Il faut aller voir la Fracture de Catherine Corsini, un film qui fait rire, qui émeut, qui révolte, mais qui nous parle surtout de l’état de notre pays « fracturé », dont nous sommes tous responsables. Un film politique dans le meilleur sens du terme.
L’absence étonnante de films politiques, ou même simplement engagés, dans le cinéma – aussi bien populaire qu’auteuriste – français interpelle, à une époque où la contestation de tous bords n’a jamais été aussi violente, qui se déploie dans une logorrhée de plus en plus excessive sur les réseaux sociaux. Les auteurs se tiennent-ils justement à distance de ce chaudron infernal, craignant de ne savoir garder une approche artistique acceptable ? Les producteurs sont-ils réticents à investir sur des sujets qui saturent déjà l’espace des médias et n’attireraient donc pas les spectateurs cinéphiles plus tentés par du pur divertissement ?
En tous cas, dans ce contexte de raréfaction d’œuvres cinématographiques qui prennent à bras le corps le débat politique et social français, la Fracture de Catherine Corsini mériterait déjà toute notre admiration pour venir nous parler de cette fameuse « fracture sociale » : en l’illustrant via la rencontre d’un gilet jaune blessé dans un affrontement avec les CRS et d’un couple de bourgeois « intellos » parisiens, le tout dans le décor cataclysmique d’un système hospitalier qui a dépassé l’état de crise et se trouve lui-même proche du coma, Corsini prend tous les risques, celui de la caricature assumée comme celui de ruptures de ton audacieuses.

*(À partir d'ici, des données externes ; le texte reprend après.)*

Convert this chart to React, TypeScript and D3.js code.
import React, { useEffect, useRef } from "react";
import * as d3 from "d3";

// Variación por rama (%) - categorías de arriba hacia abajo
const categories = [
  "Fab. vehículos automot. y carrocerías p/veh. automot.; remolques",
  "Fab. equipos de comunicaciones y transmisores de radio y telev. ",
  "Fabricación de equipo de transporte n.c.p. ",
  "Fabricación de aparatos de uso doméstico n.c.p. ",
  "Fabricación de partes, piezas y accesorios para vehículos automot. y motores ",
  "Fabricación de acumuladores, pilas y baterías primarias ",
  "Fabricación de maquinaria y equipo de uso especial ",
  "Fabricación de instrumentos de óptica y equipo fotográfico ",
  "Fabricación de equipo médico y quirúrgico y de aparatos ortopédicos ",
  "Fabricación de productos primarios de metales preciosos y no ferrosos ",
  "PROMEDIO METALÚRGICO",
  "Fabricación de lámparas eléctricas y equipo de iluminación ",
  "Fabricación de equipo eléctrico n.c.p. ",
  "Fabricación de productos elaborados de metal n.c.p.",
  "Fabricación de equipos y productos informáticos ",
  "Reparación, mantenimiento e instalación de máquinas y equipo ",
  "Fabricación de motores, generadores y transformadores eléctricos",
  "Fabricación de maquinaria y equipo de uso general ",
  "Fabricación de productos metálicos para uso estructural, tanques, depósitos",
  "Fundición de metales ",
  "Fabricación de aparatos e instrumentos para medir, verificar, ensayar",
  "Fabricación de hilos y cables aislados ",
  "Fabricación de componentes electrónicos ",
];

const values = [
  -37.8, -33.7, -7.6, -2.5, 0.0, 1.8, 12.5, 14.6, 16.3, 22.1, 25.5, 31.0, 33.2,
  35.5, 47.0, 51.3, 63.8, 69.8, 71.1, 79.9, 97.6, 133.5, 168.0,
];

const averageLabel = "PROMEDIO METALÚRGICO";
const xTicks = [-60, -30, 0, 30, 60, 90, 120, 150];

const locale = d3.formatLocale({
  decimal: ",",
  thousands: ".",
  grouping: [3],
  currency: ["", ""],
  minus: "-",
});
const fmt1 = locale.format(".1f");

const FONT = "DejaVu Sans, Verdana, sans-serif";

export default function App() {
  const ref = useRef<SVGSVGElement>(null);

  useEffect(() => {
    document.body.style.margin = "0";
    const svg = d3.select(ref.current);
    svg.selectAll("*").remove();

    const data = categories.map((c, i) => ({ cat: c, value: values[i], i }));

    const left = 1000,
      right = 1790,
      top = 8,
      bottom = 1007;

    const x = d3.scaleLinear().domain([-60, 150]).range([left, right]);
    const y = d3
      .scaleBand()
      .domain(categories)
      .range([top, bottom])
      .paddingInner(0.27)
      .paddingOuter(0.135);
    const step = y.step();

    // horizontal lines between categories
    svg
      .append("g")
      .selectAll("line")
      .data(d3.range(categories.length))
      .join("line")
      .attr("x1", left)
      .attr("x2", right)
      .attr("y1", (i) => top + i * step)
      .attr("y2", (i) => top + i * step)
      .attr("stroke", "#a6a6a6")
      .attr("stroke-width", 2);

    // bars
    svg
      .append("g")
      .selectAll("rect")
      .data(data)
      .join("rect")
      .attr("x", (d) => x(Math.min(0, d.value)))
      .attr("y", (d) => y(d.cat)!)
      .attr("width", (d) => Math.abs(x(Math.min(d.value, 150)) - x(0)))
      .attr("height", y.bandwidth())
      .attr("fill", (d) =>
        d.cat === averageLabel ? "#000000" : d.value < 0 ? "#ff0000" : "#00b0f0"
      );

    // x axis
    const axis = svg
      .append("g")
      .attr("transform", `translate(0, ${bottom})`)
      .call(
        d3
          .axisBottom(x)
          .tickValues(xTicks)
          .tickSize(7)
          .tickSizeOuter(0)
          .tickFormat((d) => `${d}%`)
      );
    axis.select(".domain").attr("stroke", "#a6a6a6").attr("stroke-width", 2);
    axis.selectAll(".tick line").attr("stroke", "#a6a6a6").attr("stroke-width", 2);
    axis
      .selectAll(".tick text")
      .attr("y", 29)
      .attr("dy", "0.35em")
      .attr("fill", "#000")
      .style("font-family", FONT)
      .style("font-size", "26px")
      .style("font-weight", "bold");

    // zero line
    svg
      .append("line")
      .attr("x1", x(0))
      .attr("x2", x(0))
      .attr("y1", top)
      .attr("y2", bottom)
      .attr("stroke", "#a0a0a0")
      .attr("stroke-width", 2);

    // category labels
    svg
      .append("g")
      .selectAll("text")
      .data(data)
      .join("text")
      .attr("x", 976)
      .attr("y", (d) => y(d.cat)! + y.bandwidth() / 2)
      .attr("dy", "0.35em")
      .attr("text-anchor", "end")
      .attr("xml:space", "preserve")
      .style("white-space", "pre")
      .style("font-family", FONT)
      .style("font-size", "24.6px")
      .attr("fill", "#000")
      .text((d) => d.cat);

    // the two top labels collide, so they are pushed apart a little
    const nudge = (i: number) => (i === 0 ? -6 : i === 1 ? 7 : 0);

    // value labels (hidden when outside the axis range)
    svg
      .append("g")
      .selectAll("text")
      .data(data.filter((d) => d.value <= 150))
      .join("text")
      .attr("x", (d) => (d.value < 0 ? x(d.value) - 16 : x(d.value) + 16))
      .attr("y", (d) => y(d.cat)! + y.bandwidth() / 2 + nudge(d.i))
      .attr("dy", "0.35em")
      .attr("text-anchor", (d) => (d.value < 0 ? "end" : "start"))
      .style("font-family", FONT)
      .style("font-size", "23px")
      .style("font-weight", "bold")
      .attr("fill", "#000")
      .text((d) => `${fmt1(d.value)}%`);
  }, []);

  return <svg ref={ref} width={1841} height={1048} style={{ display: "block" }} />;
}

Mais, comme il s’agit en plus d’une vraie réussite, à tous les niveaux – tant du discours, lucide, sur l’état de la nation que du cinéma, superbement divertissant, alternant donc moments de rires et d’émotions – nous avons envie de célébrer la Fracture comme il le mérite.

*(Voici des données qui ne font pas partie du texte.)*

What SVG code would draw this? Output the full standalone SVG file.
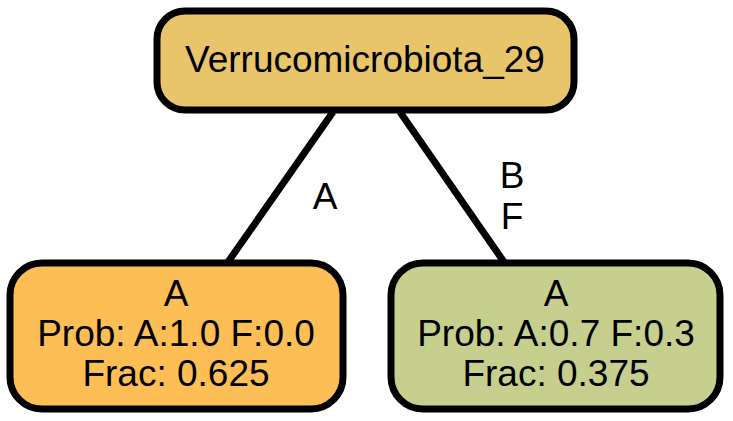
<svg xmlns="http://www.w3.org/2000/svg" width="733" height="421" viewBox="0 0 733 421">
<style>
.n{stroke:#000;stroke-width:7}
.t{font-family:"Liberation Sans",Arial,sans-serif;font-size:37px;fill:#000;text-anchor:middle}
.e{stroke:#000;stroke-width:7;fill:none}
</style>
<rect width="733" height="421" fill="#fff"/>
<g id="edges">
<line class="e" x1="333" y1="112" x2="228" y2="262"/>
<text class="t" x="325" y="209">A</text>
<line class="e" x1="400" y1="112" x2="504" y2="262"/>
<text class="t" x="512" y="188">B</text>
<text class="t" x="512" y="229">F</text>
</g>
<g id="root">
<rect class="n" x="157" y="11" width="417" height="99" rx="28" fill="#E8C56A"/>
<text class="t" x="365" y="72">Verrucomicrobiota_29</text>
</g>
<g id="left">
<rect class="n" x="10" y="263" width="333" height="146" rx="32" fill="#FDBE55"/>
<text class="t" x="176" y="306">A</text>
<text class="t" x="176" y="346">Prob: A:1.0 F:0.0</text>
<text class="t" x="176" y="386">Frac: 0.625</text>
</g>
<g id="right">
<rect class="n" x="391" y="263" width="329" height="146" rx="32" fill="#C6CF8E"/>
<text class="t" x="556" y="306">A</text>
<text class="t" x="556" y="346">Prob: A:0.7 F:0.3</text>
<text class="t" x="556" y="386">Frac: 0.375</text>
</g>
</svg>
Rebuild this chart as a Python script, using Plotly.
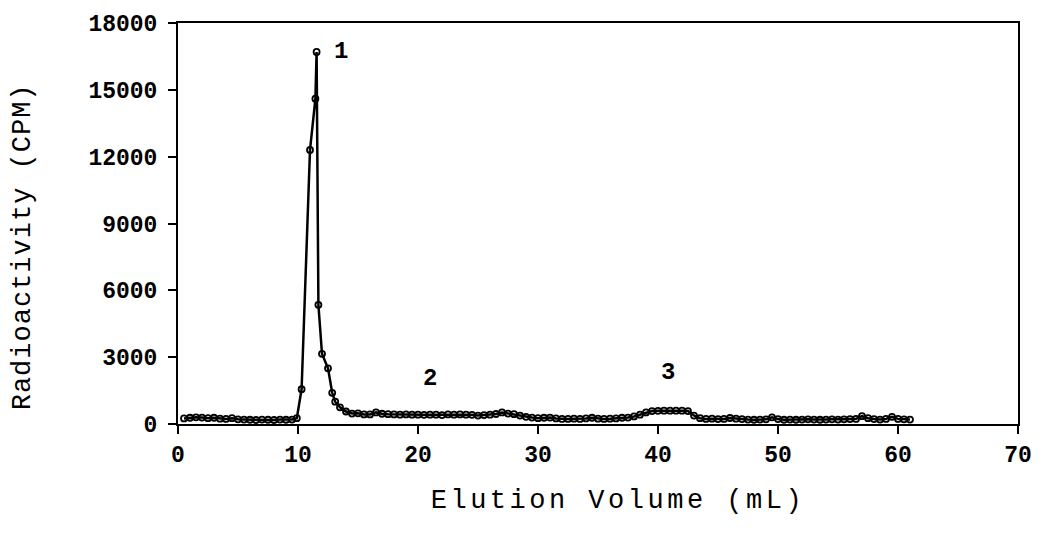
import plotly.graph_objects as go

# Elution volume (mL) and radioactivity (CPM)
elution_ml = [
    0.5, 1.0, 1.5, 2.0, 2.5, 3.0, 3.5, 4.0, 4.5, 5.0, 5.5, 6.0, 6.5, 7.0, 7.5,
    8.0, 8.5, 9.0, 9.5, 9.9, 10.3, 11.0, 11.45, 11.55, 11.7, 12.0, 12.5, 12.85,
    13.1, 13.5, 14.0, 14.5, 15.0, 15.5, 16.0, 16.5, 17.0, 17.5, 18.0, 18.5,
    19.0, 19.5, 20.0, 20.5, 21.0, 21.5, 22.0, 22.5, 23.0, 23.5, 24.0, 24.5,
    25.0, 25.5, 26.0, 26.5, 27.0, 27.5, 28.0, 28.5, 29.0, 29.5, 30.0, 30.5,
    31.0, 31.5, 32.0, 32.5, 33.0, 33.5, 34.0, 34.5, 35.0, 35.5, 36.0, 36.5,
    37.0, 37.5, 38.0, 38.5, 39.0, 39.5, 40.0, 40.5, 41.0, 41.5, 42.0, 42.5,
    43.0, 43.5, 44.0, 44.5, 45.0, 45.5, 46.0, 46.5, 47.0, 47.5, 48.0, 48.5,
    49.0, 49.5, 50.0, 50.5, 51.0, 51.5, 52.0, 52.5, 53.0, 53.5, 54.0, 54.5,
    55.0, 55.5, 56.0, 56.5, 57.0, 57.5, 58.0, 58.5, 59.0, 59.5, 60.0, 60.5,
    61.0,
]
radioactivity_cpm = [
    250, 280, 300, 290, 260, 280, 240, 230, 260, 210, 200, 190, 180, 200, 190,
    180, 200, 190, 200, 260, 1560, 12300, 14600, 16700, 5350, 3150, 2500, 1400,
    1000, 750, 560, 470, 480, 430, 430, 520, 460, 440, 430, 420,
    430, 420, 420, 410, 420, 420, 400, 430, 420, 430, 420, 410,
    380, 400, 420, 450, 520, 470, 440, 380, 320, 290, 260, 280,
    290, 250, 230, 230, 240, 230, 250, 280, 240, 230, 240, 250,
    280, 290, 340, 420, 520, 580, 590, 600, 600, 600, 600, 580,
    380, 260, 230, 240, 220, 230, 270, 240, 220, 200, 190, 200,
    210, 300, 220, 190, 200, 190, 200, 210, 200, 190, 200, 210,
    200, 210, 220, 230, 350, 260, 220, 200, 230, 320, 230, 210,
    200,
]

peak_labels = ["1", "2", "3"]
peak_label_x = [13.6, 21.0, 40.8]
peak_label_y = [16700, 2050, 2330]

x_ticks = [0, 10, 20, 30, 40, 50, 60, 70]
x_tick_text = ["0", "10", "20", "30", "40", "50", "60", "70"]
y_ticks = [0, 3000, 6000, 9000, 12000, 15000, 18000]
y_tick_text = ["0", "3000", "6000", "9000", "12000", "15000", "18000"]

x_title = "Elution Volume (mL)"
y_title = "Radioactivity (CPM)"

FONT = "Liberation Mono, Courier New, monospace"

fig = go.Figure()
fig.add_trace(go.Scatter(
    x=elution_ml, y=radioactivity_cpm, mode="lines+markers",
    line=dict(color="black", width=2.5),
    marker=dict(symbol="circle-open", size=6, color="black",
                line=dict(width=1.8, color="black")),
    showlegend=False,
))

for t, xx, yy in zip(peak_labels, peak_label_x, peak_label_y):
    fig.add_annotation(x=xx, y=yy, text=t, showarrow=False,
                       font=dict(family=FONT, size=24, color="black", weight="bold"))

# axis titles placed as annotations for exact positioning
fig.add_annotation(xref="paper", yref="paper", x=0.524, y=-0.193,
                   xanchor="center", yanchor="middle", text=x_title,
                   showarrow=False,
                   font=dict(family=FONT, size=27, color="black"))
fig.add_annotation(xref="paper", yref="paper", x=-0.184, y=0.443,
                   xanchor="center", yanchor="middle", text=y_title,
                   textangle=-90, showarrow=False,
                   font=dict(family=FONT, size=27, color="black"))

fig.update_layout(
    width=1044, height=536,
    margin=dict(l=178, r=20, t=20, b=112),
    paper_bgcolor="white", plot_bgcolor="white",
    font=dict(family=FONT, color="black"),
)
fig.update_xaxes(
    range=[0, 70], tickvals=x_ticks, ticktext=x_tick_text, ticks="outside",
    ticklen=8, tickwidth=2,
    tickcolor="black", showline=True, linecolor="black", linewidth=2,
    mirror=True, showgrid=False, zeroline=False,
    tickfont=dict(family=FONT, size=23, color="black", weight="bold"),
)
fig.update_yaxes(
    range=[0, 18000], tickvals=y_ticks, ticktext=y_tick_text, ticks="outside",
    ticklen=8, tickwidth=2, ticklabelstandoff=6,
    tickcolor="black", showline=True, linecolor="black", linewidth=2,
    mirror=True, showgrid=False, zeroline=False,
    tickfont=dict(family=FONT, size=23, color="black", weight="bold"),
)

post = ("document.querySelectorAll('.annotation-text').forEach(function(e){"
        "var t=e.textContent;"
        "if(t.indexOf('Elution')===0){e.style.letterSpacing='3.5px';}"
        "else if(t.indexOf('Radio')===0){e.style.letterSpacing='1px';}"
        "});")
fig.write_html("out.html", post_script=post)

Voilà donc d’un côté le prolo en colère, monté à la capitale au volant de son camion, vêtu de son gilet jaune, pour rencontrer Macron, qui, après avoir été canardé à la jambe, se retrouve sérieusement blessé dans un service d’urgence en grève et saturé – une affiche avertit qu’il faut prévoir une attente de 8 à 10 heures pour avoir accès à un médecin ! Pio Marmaï excelle dans le burlesque touchant, grande gueule transpirant l’humanité dès qu’il s’agit de rendre service à son prochain, même si ce prochain l’énerve considérablement… Face à lui, il y a Valeria Bruni Tedeschi, qu’on n’a pas vu aussi drôle depuis des lustres, en amoureuse hystérique qui refuse de se faire larguer par sa femme, jouée par une Marina Foïs très juste, plus dans la retenue et la détermination froide : autrice de BD qui vient de se casser le bras dans une chute stupide, elle va-et-vient entre délire amoureux – bien aidé par les opiacés – et les imprécations absurdes d’une Parisienne vociférant ses opinions réductrices sur les manifestants provinciaux, qui votent forcément Le Pen…

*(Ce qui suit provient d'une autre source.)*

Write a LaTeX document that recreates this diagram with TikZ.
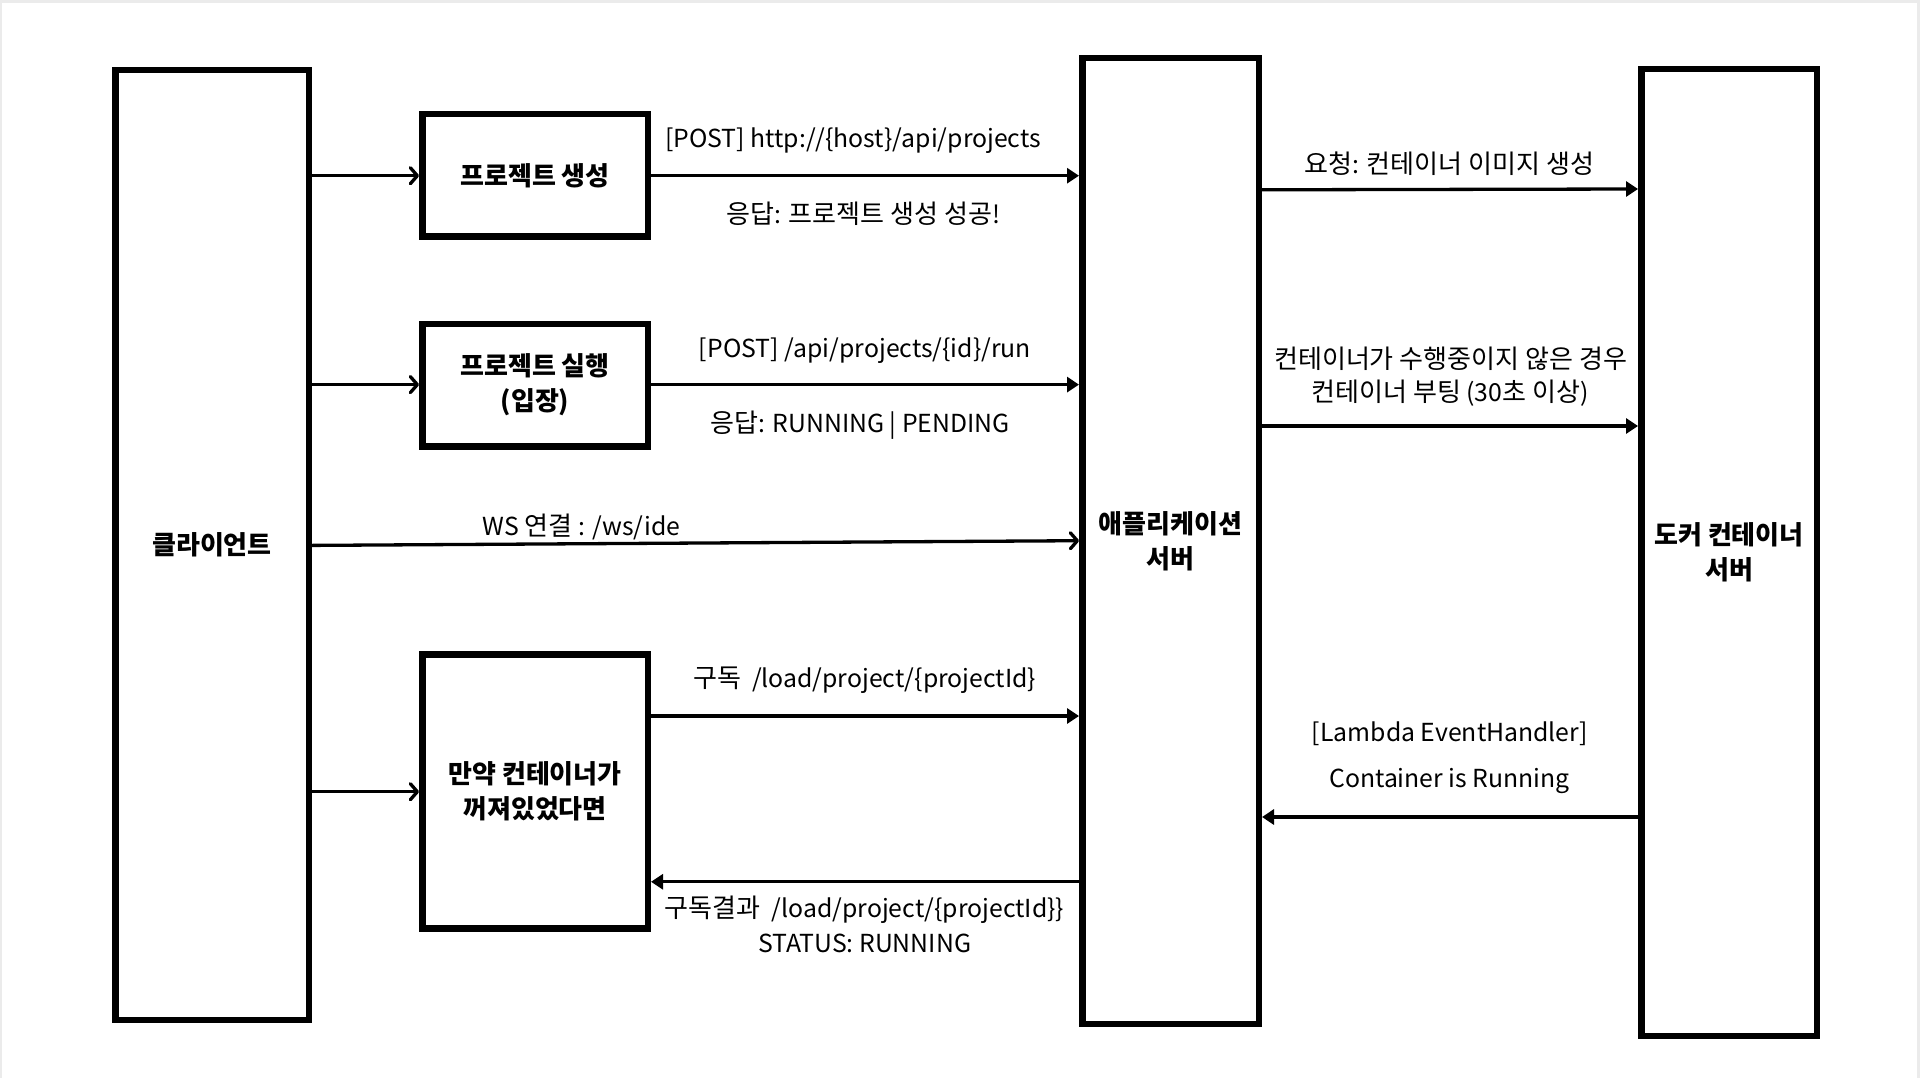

On rit beaucoup devant les conflits qui se multiplient, alors que la tension monte au fur et à mesure que le chaos déferle sur le service hospitalier : débordements des combats de rue qui causent des irruptions des manifestants puis de la police, décompensation d’un malade schizophrène (sans doute la seule maladresse criante du film, cet épisode dramatique semblant trop artificiellement « rajouté » pour être convaincant…), mais surtout complications ubuesques créées par l’absence de personnel, de matériel, d’espace dans l’hôpital.
La Fracture prend le temps – et certains, qui ne sont pas passés récemment par un service d’urgence parisien, trouveront cet hommage trop didactique – de célébrer le travail du personnel, à travers le beau personnage de Kim, incarné par Aïssatou Diallo Sagna… Un personnel qui frôle l’héroïsme dans ces circonstances (et le spectateur prend évidemment des conséquences de la pandémie qui venait sur cette situation pré-Covid !) : c’est aussi cet aspect réaliste, quasi documentaire, et donc militant au bon sens du terme, qui permet in fine au film de s’élever au-dessus de la comédie de mœurs française, un genre complètement sinistré depuis longtemps.
Et lorsque le scénario frôle la facilité quelques minutes en figurant une réconciliation possible – entre les classes sociales, entre Paris et la Province, et surtout entre CRS et gilets jaunes (lors d’une scène assez mal venue, en fait) – Corsini rattrape la sauce par une conclusion aussi magnifique que terrible, que nous ne spoilerons pas.
Car la Fracture ne se berce pas, ne nous berce pas d’illusions. Malgré les bonnes volontés, malgré l’humanité de tous (ou au moins de la plupart…), la situation française ne saurait se réparer d’elle-même, par la grâce d’un plâtre, d’un dessin, d’un sourire : on a dépassé depuis longtemps ce stade-là.